I don’t get that whole ‘Oh, what would have happened if I hadn’t pursued acting?’ thing,” says Anna Chlumsky, forking her way through a crêpe at Chelsea’s Le Grainne, where I’d found her quietly reading The Importance of Being Earnest. “I don’t get that itch.” Which is probably because she’s been leading a normal life that most former successful child actors can only imagine living. The 31-year-old Fort Greene resident makes her premium-cable debut this week as Amy Brookheimer, the young chief of staff to Julia Louis-Dreyfus’s vice-president, in HBO’s new political sitcom, Veep. It’s her most prominent role since she starred opposite Macaulay Culkin in the 1991 coming-of-age dramedy My Girl, became instantly famous at age 10, then disappeared from Hollywood’s radar almost as quickly. It wasn’t by choice: Parts dried up, she says, “when T&A started to grow,” which casting directors mistook for fat.
A more traditional post-child-stardom career might have taken her to rehab or through SUV doors sans undergarments, but after attending a Lutheran high school in Melrose Park, Illinois, and majoring in international studies at the University of Chicago, Chlumsky moved to New York and found work as a fact-checker for Zagat. She hated the job and remembers lunch breaks during which she’d “cry and then get chocolate.” Her next gig, as an editorial assistant at a fantasy imprint at HarperCollins, was more her speed. A self-admitted nerd, Chlumsky spent her free time practicing kung fu, managing fantasy-football teams, and, occasionally, publicly krumping: “There are songs where no matter how much you know you shouldn’t—like the Ying Yang Twins’ ‘Shake’—I’ll be in a dress, and I’ll krump to it. It’s horrible!”
Eventually, though, she began to miss acting. Seeing Broadway shows made her nostalgic. There were gentle nudges from friends. Once in a nail salon, Roberta Flack, of all people, told Chlumsky she needed to get back in the business.
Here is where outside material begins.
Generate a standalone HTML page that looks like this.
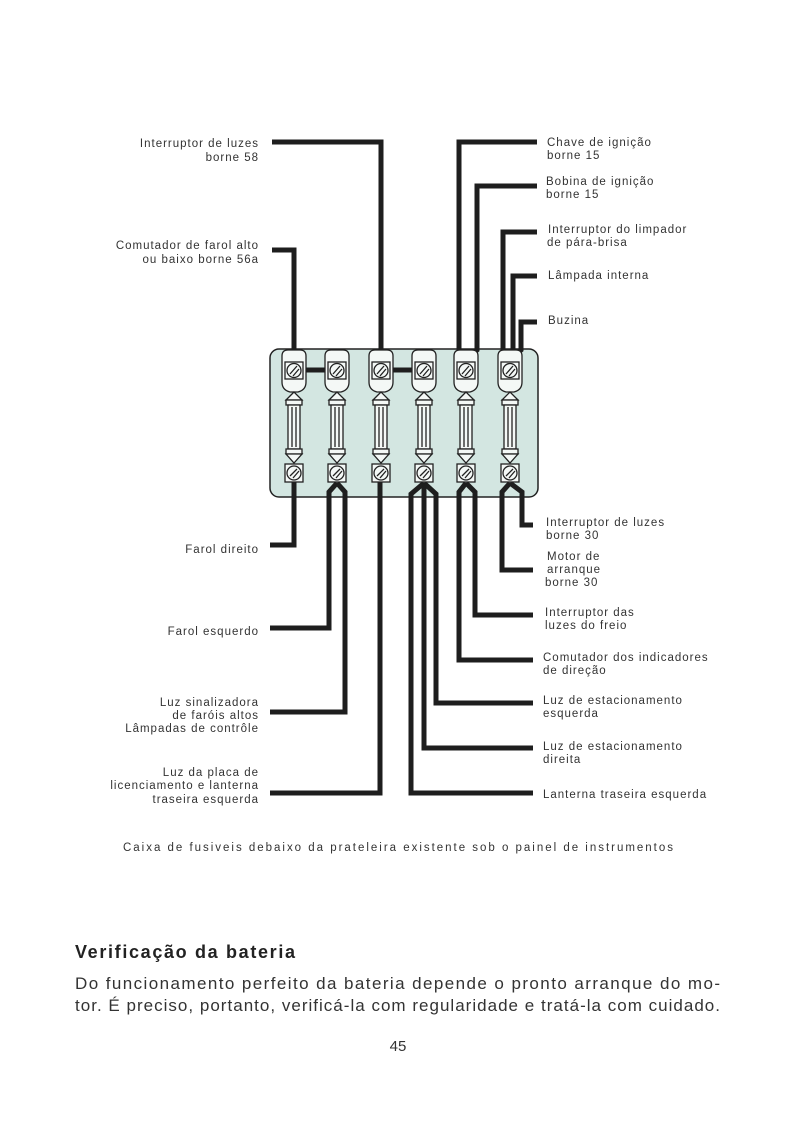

Chlumsky bristled. “I was like, ‘No, I don’t,’ but then I was like, Why would I be resentful of something Roberta Flack told me?” It wasn’t until after a long talk with her husband, Shaun, that she finally realized she wanted back in. “I can’t be the grandma with my grandkid on my knee telling them to follow their dreams and have them say, ‘Did you?’ and go, ‘No, I didn’t, but you should.’ ”
Not that it was easy. Chlumsky had to trade martial arts for Bikram yoga because she couldn’t afford insurance and was nervous about flying fists. Her new agent bluntly told her she needed training, so she enrolled at Manhattan’s Atlantic Acting School—to relearn, as she sees it, something that had come naturally the first time around. “Kids are truthful by nature,” Chlumsky explains. “When moms and dads put their kids in acting class, good luck. Because you’re just filling them with stuff they don’t need yet.”
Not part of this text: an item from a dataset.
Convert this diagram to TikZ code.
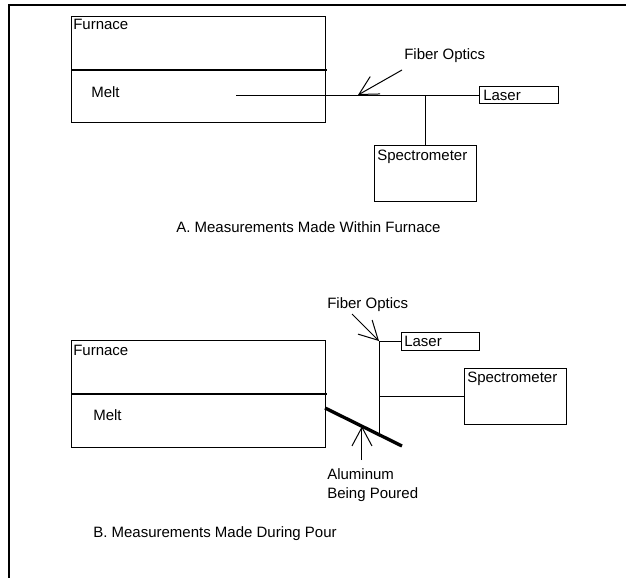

Roles came slowly at first, but Chlumsky eventually landed a 2007 episode of 30 Rock and a part in British director Armando Iannucci’s 2009 black comedy, In the Loop, about the machinations leading up to America’s invasion of Iraq, which is the source material for Veep (Iannucci created the show, too). In Loop, a brunette Chlumsky played a zhlubbily dressed low-level State Department official. In Veep, her character is blonde, wears J.Crew and Theory suits (just one considered, careerist tick below her boss’s level of stylishness), and is higher up on the political food chain. “I kind of feel like I got promoted,” she says.
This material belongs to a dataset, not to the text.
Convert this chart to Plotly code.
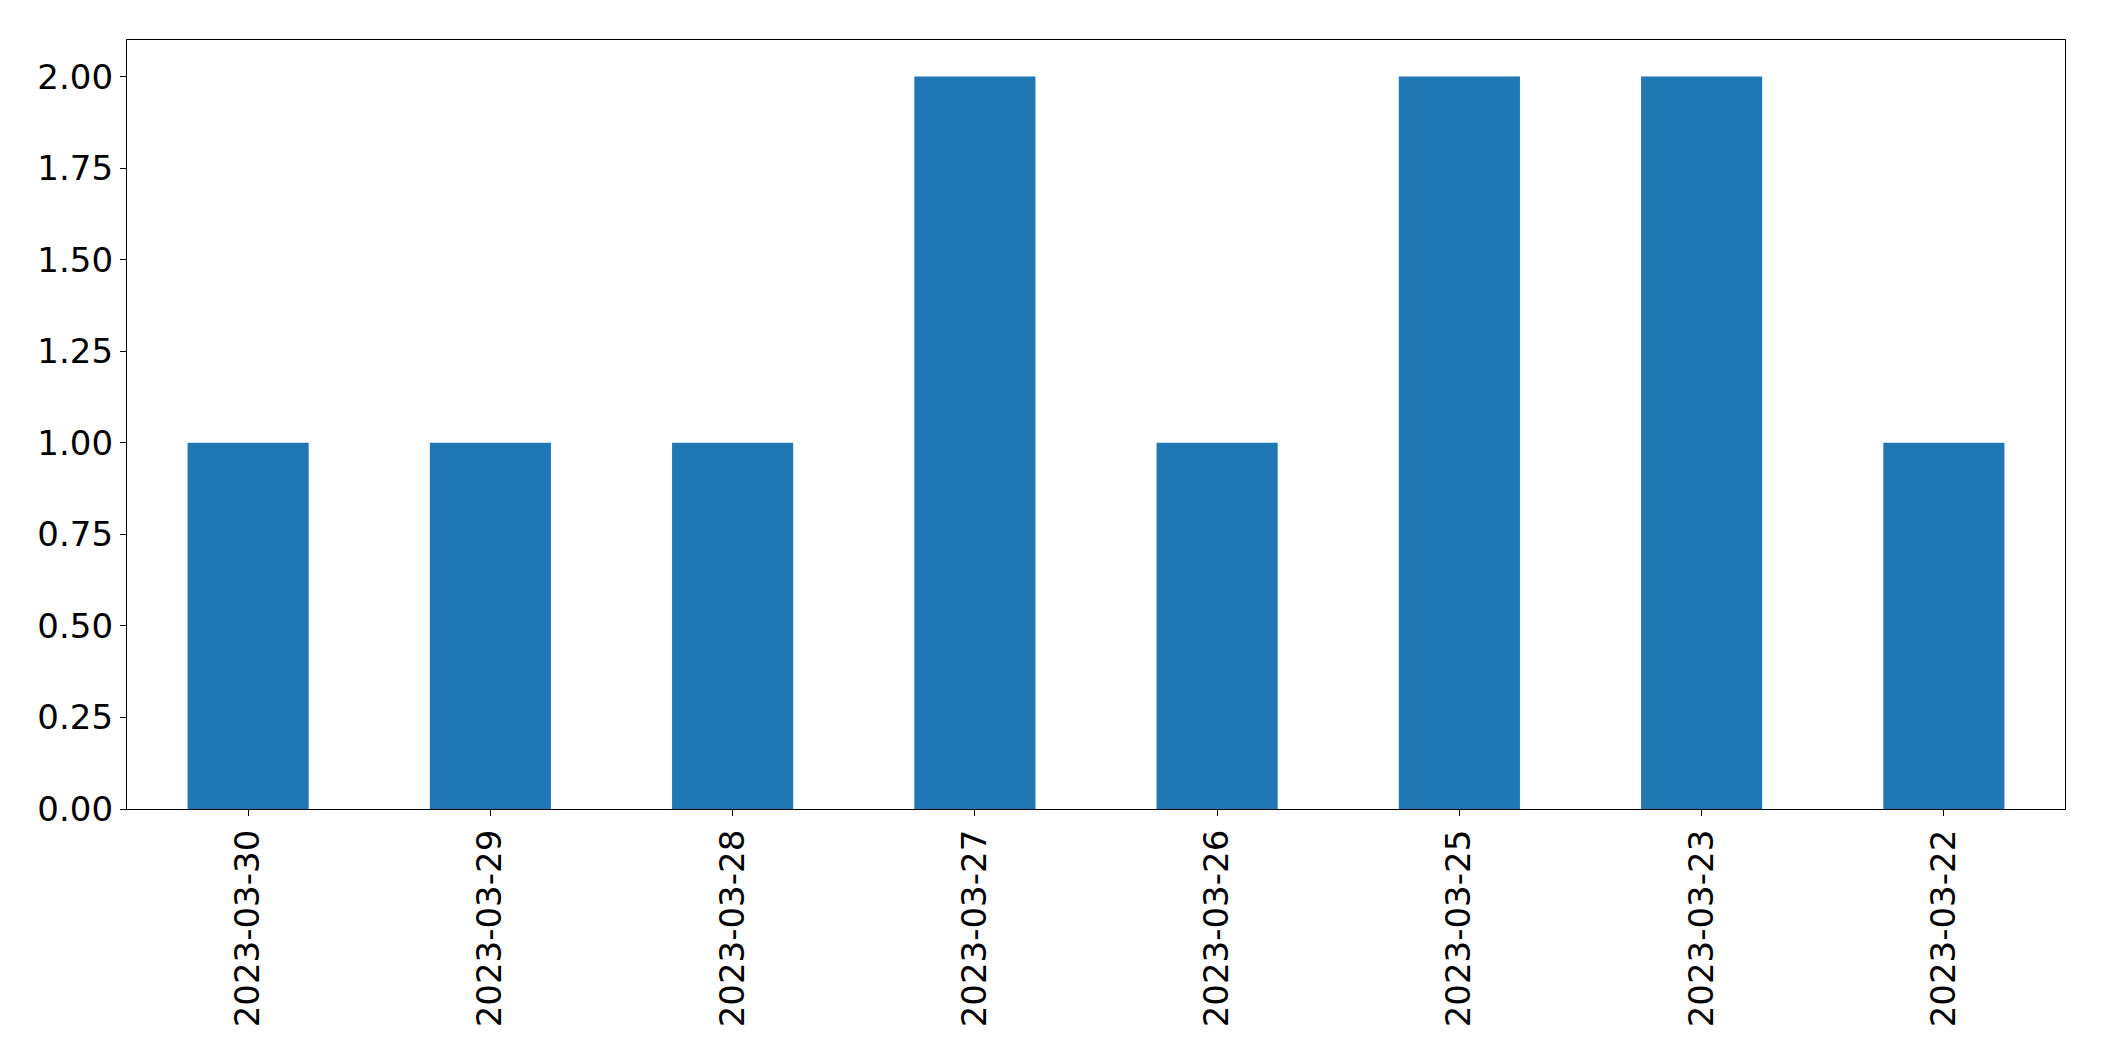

Chlumsky was the only member of Loop’s cast rehired for Veep. She’s not sure why, but says her deadpan approach to comedy provides a counterweight for the antics of the series’ wackier characters. “I never want to play for a laugh, because the second you play for a laugh, you’re not in the moment.”
She may be a subtle presence onscreen, but Chlumsky is hammy off it: She talks with big gestures and slips into a self-mocking falsetto when discussing things like her “craft.” “That’s the vaudevillian [in me],” she says, remembering a childhood audition for a production of Annie when she ended her song on one knee, Jolson style. It also seems like nervousness for someone wise enough not to get too comfortable with success. When she tells me a director she’d worked with before on the shows Cupid and White Collar had suggested her for a guest role on an upcoming episode of Army Wives, she squeals: “Oooh! Sorry, I just had a moment. Holy shit, that’s really neat!”
The best part about the repeat bookings is that they have nothing to do with My Girl. Still, she says, she understands why she’ll forever be associated with her first, most famous gig. “People look to you to replace a part in their lives that they can’t get back,” she says. “You can’t get the past back, you can’t do it. We’ve all tried.” As we pay the check, our waitress tells Chlumsky, “I gotta tell you, you look exactly the same.” She smiles politely and walks outside into a sunny spring afternoon.